West Papuan refugees and solidarity activists took action on May 1 outside the Australian Federal Police (AFP) headquarters in Naarm (Melbourne) to demand they stop training killers.
Indonesia declared Papuan independence organisation, OPM, “terrorists” on April 29 and dispatched more special forces personnel units — Special Detachment 88 (D88) — to West Papua.
Bambang Soesatyo, speaker of the People’s Consultative Assembly (MPR) in the Indonesian national parliament, urged the government to deploy forces at full strength. He was quoted saying: “Destroy them first. We will discuss human rights matters later”.
Jasmine Pilbrow, spokesperson for Make West Papua Safe, condemned Australia’s continued training of Indonesian special forces and police. “Instead of making West Papua safe and ensuring human rights standards are adhered to, the AFP’s police training program in Indonesia is creating more effective human rights abusers,” she said.
The AFP, with the assistance of the US government, helped to set up the Indonesian police counter-insurgency force, D88, in 2004.

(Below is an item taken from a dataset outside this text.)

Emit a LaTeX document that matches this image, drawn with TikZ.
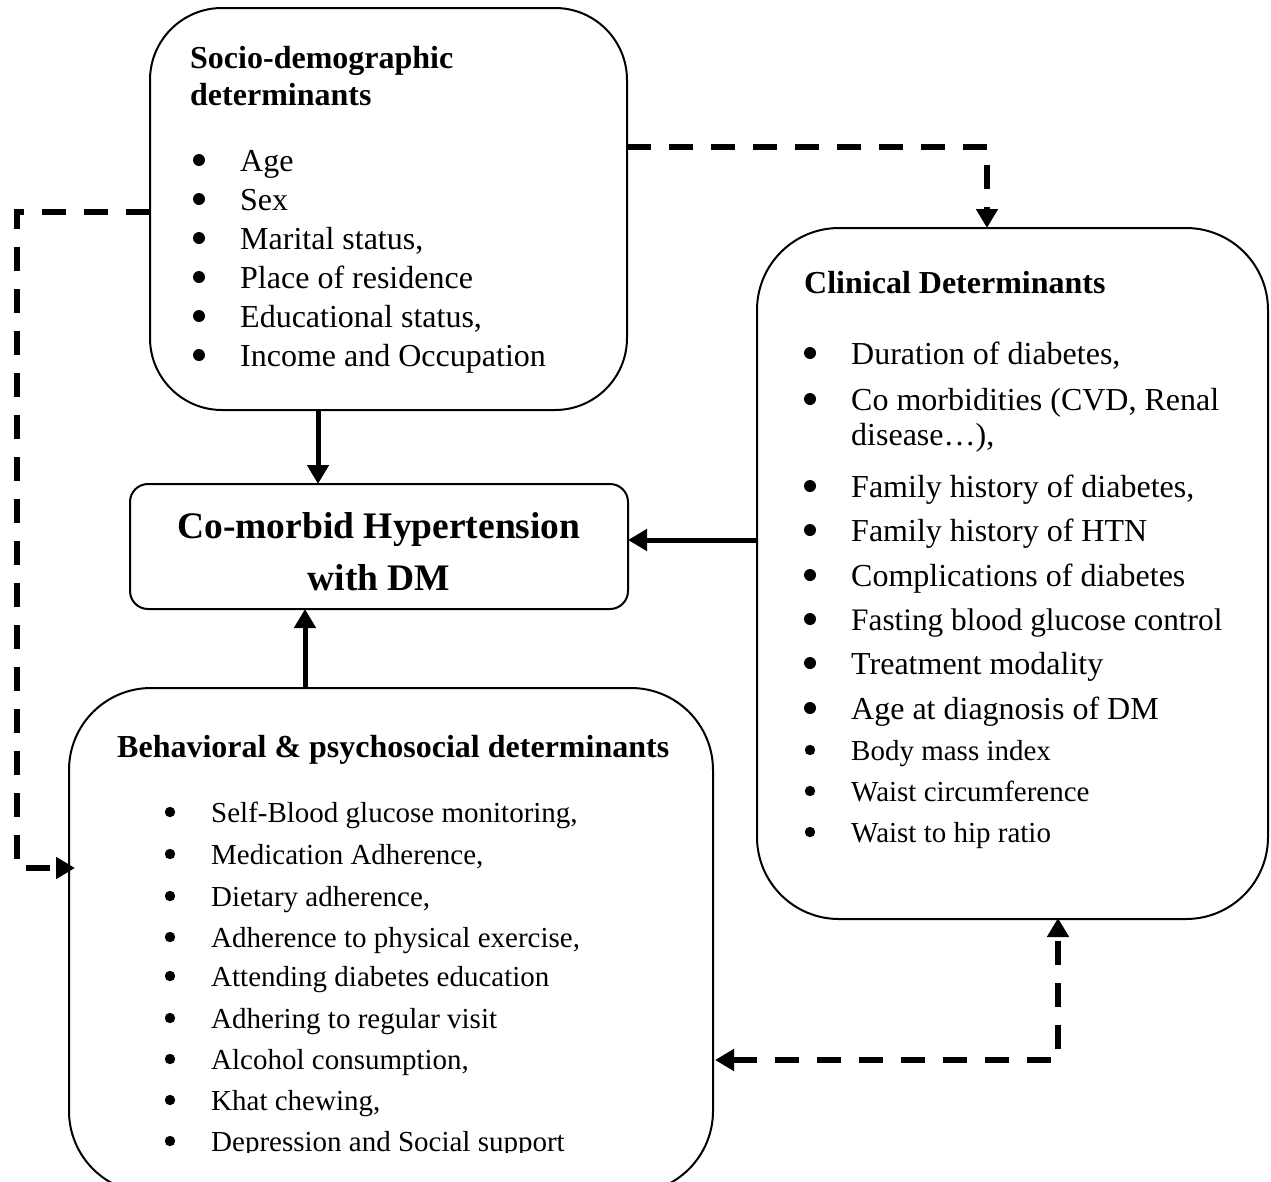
\documentclass[tikz,border=0pt]{standalone}
\usepackage{fontspec}
\setmainfont{Liberation Serif}
\usetikzlibrary{arrows.meta}
\begin{document}
\begin{tikzpicture}[x=1pt,y=-1pt,
  box/.style={draw,line width=2pt,inner sep=0pt,outer sep=0pt,anchor=north west},
  txt/.style={anchor=base west,inner sep=0pt,font=\fontsize{32}{38}\selectfont},
  stxt/.style={anchor=base west,inner sep=0pt,font=\fontsize{29}{35}\selectfont},
  head/.style={anchor=base west,inner sep=0pt,font=\fontsize{32}{38}\selectfont\bfseries},
  bighead/.style={anchor=base,inner sep=0pt,font=\fontsize{37.5}{45}\selectfont\bfseries},
  solidarrow/.style={line width=5pt,-{Triangle[width=21pt,length=19pt]}},
  dasharrow/.style={line width=6pt,dash pattern=on 24pt off 18pt,-{Triangle[width=21pt,length=19pt]}},
  dasharrows/.style={line width=6pt,dash pattern=on 24pt off 18pt,{Triangle[width=21pt,length=19pt]}-{Triangle[width=21pt,length=19pt]}}]
\useasboundingbox (0,0) rectangle (1271,1181);
\clip (0,0) rectangle (1271,1181);
% boxes
\node[box,rounded corners=72pt,minimum width=477pt,minimum height=402pt] (socio) at (150,8) {};
\node[box,rounded corners=18pt,minimum width=498pt,minimum height=125pt] (cm) at (130,484) {};
\node[box,rounded corners=82pt,minimum width=511pt,minimum height=691pt] (clin) at (757,228) {};
\node[box,rounded corners=82pt,minimum width=644pt,minimum height=505pt] (behav) at (69,688) {};
% helper coordinates
\coordinate (x318) at (318,0);
\coordinate (x305) at (305,0);
\coordinate (y540) at (0,540);
\coordinate (y147) at (0,147);
\coordinate (x987) at (987,0);
\coordinate (y212) at (0,212);
\coordinate (x17) at (17,0);
\coordinate (y868) at (0,868);
\coordinate (y1060) at (0,1060);
\coordinate (x1058) at (1058,0);
% socio text
\node[head] (sh1) at (190,68) {Socio-demographic};
\node[head] (sh2) at (190,105) {determinants};
\node[txt] (s1) at (240,171) {Age};
\node[txt] (s2) at (240,210) {Sex};
\node[txt] (s3) at (240,249) {Marital status,};
\node[txt] (s4) at (240,288) {Place of residence};
\node[txt] (s5) at (240,327) {Educational status,};
\node[txt] (s6) at (240,366) {Income and Occupation};
% comorbid text
\node[bighead] (cm1) at (379,538) {Co-morbid Hypertension};
\node[bighead] (cm2) at (379,590) {with DM};
% clinical text
\node[head] (ch) at (804,293) {Clinical Determinants};
\node[txt] (c1) at (851,364) {Duration of diabetes,};
\node[txt] (c2) at (851,410) {Co morbidities (CVD, Renal};
\node[txt] (c2b) at (851,445) {disease…),};
\node[txt] (c3) at (851,497) {Family history of diabetes,};
\node[txt] (c4) at (851,541) {Family history of HTN};
\node[txt] (c5) at (851,586) {Complications of diabetes};
\node[txt,font=\fontsize{31.3}{38}\selectfont] (c6) at (851,630) {Fasting blood glucose control};
\node[txt] (c7) at (851,674) {Treatment modality};
\node[txt] (c8) at (851,719) {Age at diagnosis of DM};
\node[stxt] (c9) at (851,760) {Body mass index};
\node[stxt] (c10) at (851,801) {Waist circumference};
\node[stxt] (c11) at (851,842) {Waist to hip ratio};
% behavioral text
\node[head] (bh) at (117,757) {Behavioral \& psychosocial determinants};
\node[stxt] (b1) at (211,822) {Self-Blood glucose monitoring,};
\node[stxt] (b2) at (211,864) {Medication Adherence,};
\node[stxt] (b3) at (211,906) {Dietary adherence,};
\node[stxt] (b4) at (211,947) {Adherence to physical exercise,};
\node[stxt] (b5) at (211,986) {Attending diabetes education};
\node[stxt] (b6) at (211,1028) {Adhering to regular visit};
\node[stxt] (b7) at (211,1069) {Alcohol consumption,};
\node[stxt] (b8) at (211,1110) {Khat chewing,};
\begin{scope}
\clip (0,0) rectangle (1271,1152);
\node[stxt] (b9) at (211,1151) {Depression and Social support};
\end{scope}
% bullets
\foreach \n in {s1,s2,s3,s4,s5,s6,c1,c2,c3,c4,c5,c6,c7,c8}
  \fill ([shift={(-41,-11)}]\n.base west) circle (6);
\foreach \n in {c9,c10,c11,b1,b2,b3,b4,b5,b6,b7,b8,b9}
  \fill ([shift={(-41,-10)}]\n.base west) circle (5.2);
% solid arrows
\draw[solidarrow] (socio.south -| x318) -- (cm.north -| x318);
\draw[solidarrow] (behav.north -| x305) -- (cm.south -| x305);
\draw[solidarrow] (clin.west |- y540) -- (cm.east |- y540);
% dashed arrows
\draw[dasharrow] (socio.east |- y147) -| (clin.north -| x987);
\draw[dasharrow] (socio.west |- y212) -- (x17 |- y212) -- (x17 |- y868) -- ([xshift=6pt]behav.west |- y868);
\draw[dasharrows] ([xshift=2pt]behav.east |- y1060) -| ([yshift=1pt]clin.south -| x1058);
\end{tikzpicture}
\end{document}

Despite decades of reports detailing grave human rights violations committed by the Indonesian police and military, the AFP continues to train D88 and the Indonesian Police.
Indonesia’s designation of the OPM as a terrorist organisation comes as it expands its military operations to Nduga, Puncak and Intan Jaya in West Papua.
More than 20,000 Indonesian troops, backed up by D88, have been deployed.
Villages are emptying and TNI-POLRI (Indonesian police and military) have occupied churches and schools, forcing internally-displaced people to flee to neighbouring towns.
“The AFP is complicit in the murders of West Papuan farmers, students, and pastors. The AFP continues to turn a blind eye while West Papuans and solidarity activists call on the AFP to stop training killers,” Pilbrow said.